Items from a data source
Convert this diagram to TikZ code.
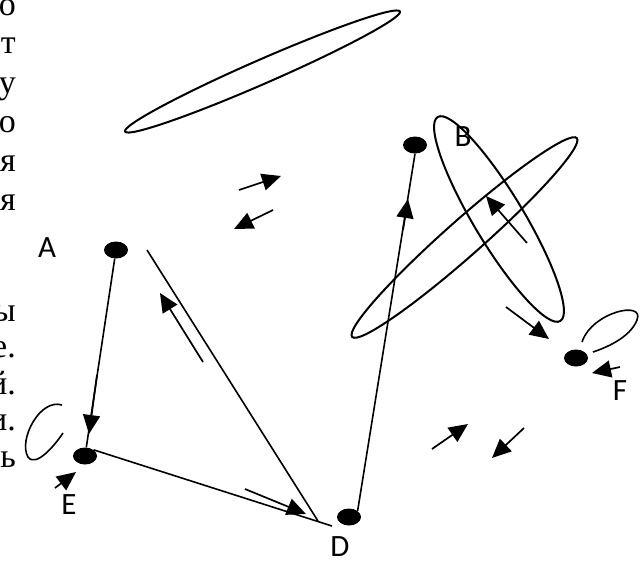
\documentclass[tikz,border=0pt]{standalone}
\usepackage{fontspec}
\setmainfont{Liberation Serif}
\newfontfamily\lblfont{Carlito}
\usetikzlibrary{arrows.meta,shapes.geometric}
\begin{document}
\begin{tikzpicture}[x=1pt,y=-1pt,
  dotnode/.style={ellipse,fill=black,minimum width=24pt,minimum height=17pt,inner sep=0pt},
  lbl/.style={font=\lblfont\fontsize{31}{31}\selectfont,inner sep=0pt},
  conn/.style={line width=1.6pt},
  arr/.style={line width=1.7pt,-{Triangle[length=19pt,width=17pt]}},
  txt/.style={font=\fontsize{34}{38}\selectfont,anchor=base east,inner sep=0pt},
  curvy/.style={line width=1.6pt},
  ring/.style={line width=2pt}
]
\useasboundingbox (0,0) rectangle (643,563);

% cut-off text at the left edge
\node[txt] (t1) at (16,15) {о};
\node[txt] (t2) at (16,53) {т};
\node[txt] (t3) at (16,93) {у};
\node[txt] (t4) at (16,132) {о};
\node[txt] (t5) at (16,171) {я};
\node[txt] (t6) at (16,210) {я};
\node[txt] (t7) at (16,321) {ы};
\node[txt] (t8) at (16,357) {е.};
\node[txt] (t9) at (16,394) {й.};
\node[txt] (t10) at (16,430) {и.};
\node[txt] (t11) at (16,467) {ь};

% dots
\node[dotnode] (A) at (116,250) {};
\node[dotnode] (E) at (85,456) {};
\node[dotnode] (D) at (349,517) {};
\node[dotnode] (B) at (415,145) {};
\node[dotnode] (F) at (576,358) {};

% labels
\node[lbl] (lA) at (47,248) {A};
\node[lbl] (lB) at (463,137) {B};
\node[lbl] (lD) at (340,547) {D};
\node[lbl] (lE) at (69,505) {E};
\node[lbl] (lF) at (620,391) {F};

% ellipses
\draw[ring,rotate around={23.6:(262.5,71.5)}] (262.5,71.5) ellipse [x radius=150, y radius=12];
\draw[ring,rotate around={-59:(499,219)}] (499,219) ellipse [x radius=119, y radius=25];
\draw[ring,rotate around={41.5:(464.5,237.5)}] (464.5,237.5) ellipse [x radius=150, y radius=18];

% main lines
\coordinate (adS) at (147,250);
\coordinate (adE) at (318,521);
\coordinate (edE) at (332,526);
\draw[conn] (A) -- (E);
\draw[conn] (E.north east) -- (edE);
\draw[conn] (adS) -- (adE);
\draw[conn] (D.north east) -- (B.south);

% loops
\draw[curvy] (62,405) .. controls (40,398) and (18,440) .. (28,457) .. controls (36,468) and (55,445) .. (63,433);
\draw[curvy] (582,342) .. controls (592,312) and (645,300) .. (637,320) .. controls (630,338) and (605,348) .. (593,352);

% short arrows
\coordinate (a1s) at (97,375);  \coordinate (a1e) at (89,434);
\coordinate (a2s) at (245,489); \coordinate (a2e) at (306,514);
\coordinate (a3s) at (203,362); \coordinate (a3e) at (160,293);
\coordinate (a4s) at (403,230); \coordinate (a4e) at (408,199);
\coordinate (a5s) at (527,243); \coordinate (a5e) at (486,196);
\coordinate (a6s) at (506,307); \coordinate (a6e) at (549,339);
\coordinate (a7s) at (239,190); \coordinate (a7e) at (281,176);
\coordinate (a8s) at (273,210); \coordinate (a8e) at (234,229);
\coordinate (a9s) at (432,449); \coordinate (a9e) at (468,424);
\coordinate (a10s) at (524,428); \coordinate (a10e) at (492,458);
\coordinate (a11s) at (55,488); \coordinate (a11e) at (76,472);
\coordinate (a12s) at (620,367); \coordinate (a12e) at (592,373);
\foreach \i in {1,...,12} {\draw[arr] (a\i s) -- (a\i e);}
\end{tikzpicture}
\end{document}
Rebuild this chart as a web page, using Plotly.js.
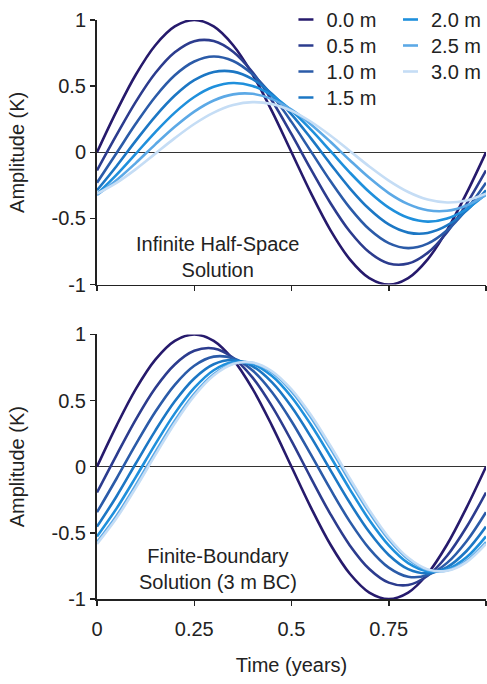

Given exercise:
Repeat the material above in full and exactly, apart from the pictures.

Answer to the exercise:
Convert this diagram to TikZ code.
\documentclass[tikz,border=0pt]{standalone}
\usepackage{fontspec}
\setmainfont{Liberation Serif}
\newfontfamily\lblfont{Carlito}
\usetikzlibrary{arrows.meta,shapes.geometric}
\begin{document}
\begin{tikzpicture}[x=1pt,y=-1pt,
  dotnode/.style={ellipse,fill=black,minimum width=24pt,minimum height=17pt,inner sep=0pt},
  lbl/.style={font=\lblfont\fontsize{31}{31}\selectfont,inner sep=0pt},
  conn/.style={line width=1.6pt},
  arr/.style={line width=1.7pt,-{Triangle[length=19pt,width=17pt]}},
  txt/.style={font=\fontsize{34}{38}\selectfont,anchor=base east,inner sep=0pt},
  curvy/.style={line width=1.6pt},
  ring/.style={line width=2pt}
]
\useasboundingbox (0,0) rectangle (643,563);

% cut-off text at the left edge
\node[txt] (t1) at (16,15) {о};
\node[txt] (t2) at (16,53) {т};
\node[txt] (t3) at (16,93) {у};
\node[txt] (t4) at (16,132) {о};
\node[txt] (t5) at (16,171) {я};
\node[txt] (t6) at (16,210) {я};
\node[txt] (t7) at (16,321) {ы};
\node[txt] (t8) at (16,357) {е.};
\node[txt] (t9) at (16,394) {й.};
\node[txt] (t10) at (16,430) {и.};
\node[txt] (t11) at (16,467) {ь};

% dots
\node[dotnode] (A) at (116,250) {};
\node[dotnode] (E) at (85,456) {};
\node[dotnode] (D) at (349,517) {};
\node[dotnode] (B) at (415,145) {};
\node[dotnode] (F) at (576,358) {};

% labels
\node[lbl] (lA) at (47,248) {A};
\node[lbl] (lB) at (463,137) {B};
\node[lbl] (lD) at (340,547) {D};
\node[lbl] (lE) at (69,505) {E};
\node[lbl] (lF) at (620,391) {F};

% ellipses
\draw[ring,rotate around={23.6:(262.5,71.5)}] (262.5,71.5) ellipse [x radius=150, y radius=12];
\draw[ring,rotate around={-59:(499,219)}] (499,219) ellipse [x radius=119, y radius=25];
\draw[ring,rotate around={41.5:(464.5,237.5)}] (464.5,237.5) ellipse [x radius=150, y radius=18];

% main lines
\coordinate (adS) at (147,250);
\coordinate (adE) at (318,521);
\coordinate (edE) at (332,526);
\draw[conn] (A) -- (E);
\draw[conn] (E.north east) -- (edE);
\draw[conn] (adS) -- (adE);
\draw[conn] (D.north east) -- (B.south);

% loops
\draw[curvy] (62,405) .. controls (40,398) and (18,440) .. (28,457) .. controls (36,468) and (55,445) .. (63,433);
\draw[curvy] (582,342) .. controls (592,312) and (645,300) .. (637,320) .. controls (630,338) and (605,348) .. (593,352);

% short arrows
\coordinate (a1s) at (97,375);  \coordinate (a1e) at (89,434);
\coordinate (a2s) at (245,489); \coordinate (a2e) at (306,514);
\coordinate (a3s) at (203,362); \coordinate (a3e) at (160,293);
\coordinate (a4s) at (403,230); \coordinate (a4e) at (408,199);
\coordinate (a5s) at (527,243); \coordinate (a5e) at (486,196);
\coordinate (a6s) at (506,307); \coordinate (a6e) at (549,339);
\coordinate (a7s) at (239,190); \coordinate (a7e) at (281,176);
\coordinate (a8s) at (273,210); \coordinate (a8e) at (234,229);
\coordinate (a9s) at (432,449); \coordinate (a9e) at (468,424);
\coordinate (a10s) at (524,428); \coordinate (a10e) at (492,458);
\coordinate (a11s) at (55,488); \coordinate (a11e) at (76,472);
\coordinate (a12s) at (620,367); \coordinate (a12e) at (592,373);
\foreach \i in {1,...,12} {\draw[arr] (a\i s) -- (a\i e);}
\end{tikzpicture}
\end{document}
Rebuild this chart as a web page, using Plotly.js.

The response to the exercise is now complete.